In the 1960s the invention of magnetic disk storage provided rapid access to data located at an arbitrary place on the disk. This invention led not only to more cleverly designed file systems but also to the development of database and information retrieval systems, which later became essential for storing, retrieving, and transmitting large amounts and wide varieties of data across the Internet. This field of computer science is known as information management.
Another long-term goal of computer science research is the creation of computing machines and robotic devices that can carry out tasks that are typically thought of as requiring human intelligence. Such tasks include moving, seeing, hearing, speaking, understanding natural language, thinking, and even exhibiting human emotions. The computer science field of intelligent systems, originally known as artificial intelligence (AI), actually predates the first electronic computers in the 1940s, although the term artificial intelligence was not coined until 1956.
Three developments in computing in the early part of the 21st century—mobile computing, client-server computing, and computer hacking—contributed to the emergence of three new fields in computer science: platform-based development, parallel and distributed computing, and security and information assurance. Platform-based development is the study of the special needs of mobile devices, their operating systems, and their applications. Parallel and distributed computing concerns the development of architectures and programming languages that support the development of algorithms whose components can run simultaneously and asynchronously (rather than sequentially), in order to make better use of time and space. Security and information assurance deals with the design of computing systems and software that protects the integrity and security of data, as well as the privacy of individuals who are characterized by that data.
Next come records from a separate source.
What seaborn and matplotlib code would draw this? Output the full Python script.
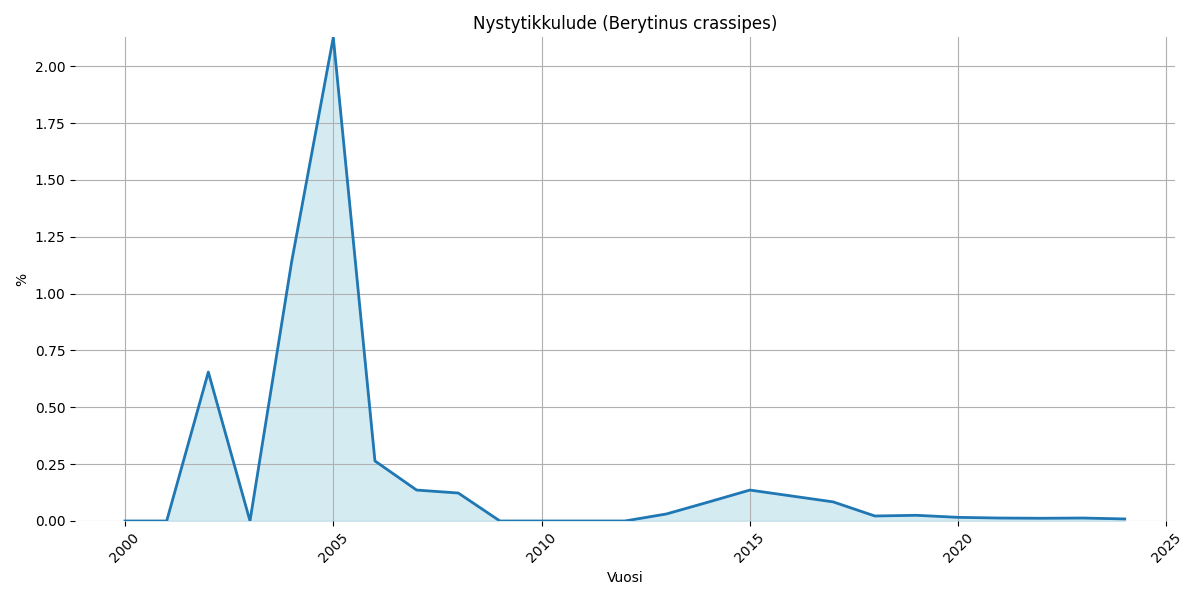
import matplotlib
matplotlib.use("Agg")
import matplotlib.pyplot as plt
import seaborn as sns
import pandas as pd

years = list(range(2000, 2025))
values = [0.0, 0.0, 0.655, 0.0, 1.14, 2.127, 0.264, 0.136, 0.123, 0.0,
          0.0, 0.0, 0.0, 0.031, 0.083, 0.136, 0.11, 0.084, 0.022, 0.025,
          0.016, 0.013, 0.012, 0.013, 0.009]

df = pd.DataFrame({"Vuosi": years, "%": values})

fig, ax = plt.subplots(figsize=(12, 6), dpi=100)
ax.fill_between(df["Vuosi"], df["%"], color="lightblue", alpha=0.5)
sns.lineplot(data=df, x="Vuosi", y="%", ax=ax, color="#1f77b4", linewidth=2)
ax.set_title("Nystytikkulude (Berytinus crassipes)")
ax.set_ylim(0, max(values))
ax.grid(True, color="#b0b0b0")
for s in ax.spines.values():
    s.set_visible(False)
plt.xticks(rotation=45)
plt.tight_layout()
plt.savefig("out.png")
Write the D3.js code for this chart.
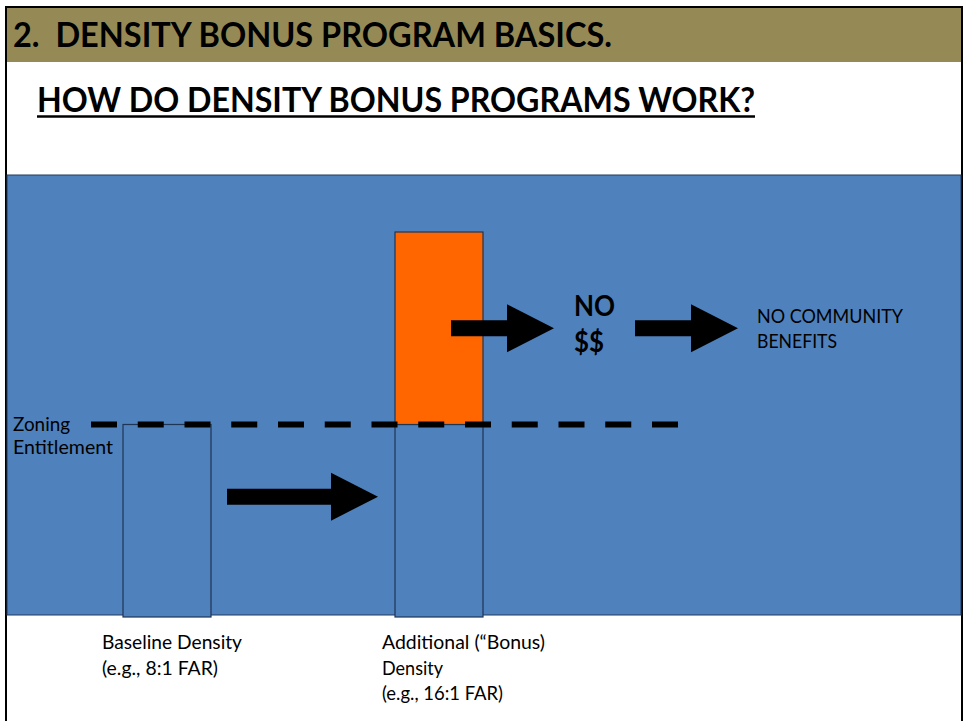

Finally, a particular concern of computer science throughout its history is the unique societal impact that accompanies computer science research and technological advancements. With the emergence of the Internet in the 1980s, for example, software developers needed to address important issues related to information security, personal privacy, and system reliability. In addition, the question of whether computer software constitutes intellectual property and the related question “Who owns it?” gave rise to a whole new legal area of licensing and licensing standards that applied to software and related artifacts. These concerns and others form the basis of social and professional issues of computer science, and they appear in almost all the other fields identified above.
So, to summarize, the discipline of computer science has evolved into the following 15 distinct fields:
Computer science continues to have strong mathematical and engineering roots. Computer science bachelor’s, master’s, and doctoral degree programs are routinely offered by postsecondary academic institutions, and these programs require students to complete appropriate mathematics and engineering courses, depending on their area of focus. For example, all undergraduate computer science majors must study discrete mathematics (logic, combinatorics, and elementary graph theory). Many programs also require students to complete courses in calculus, statistics, numerical analysis, physics, and principles of engineering early in their studies.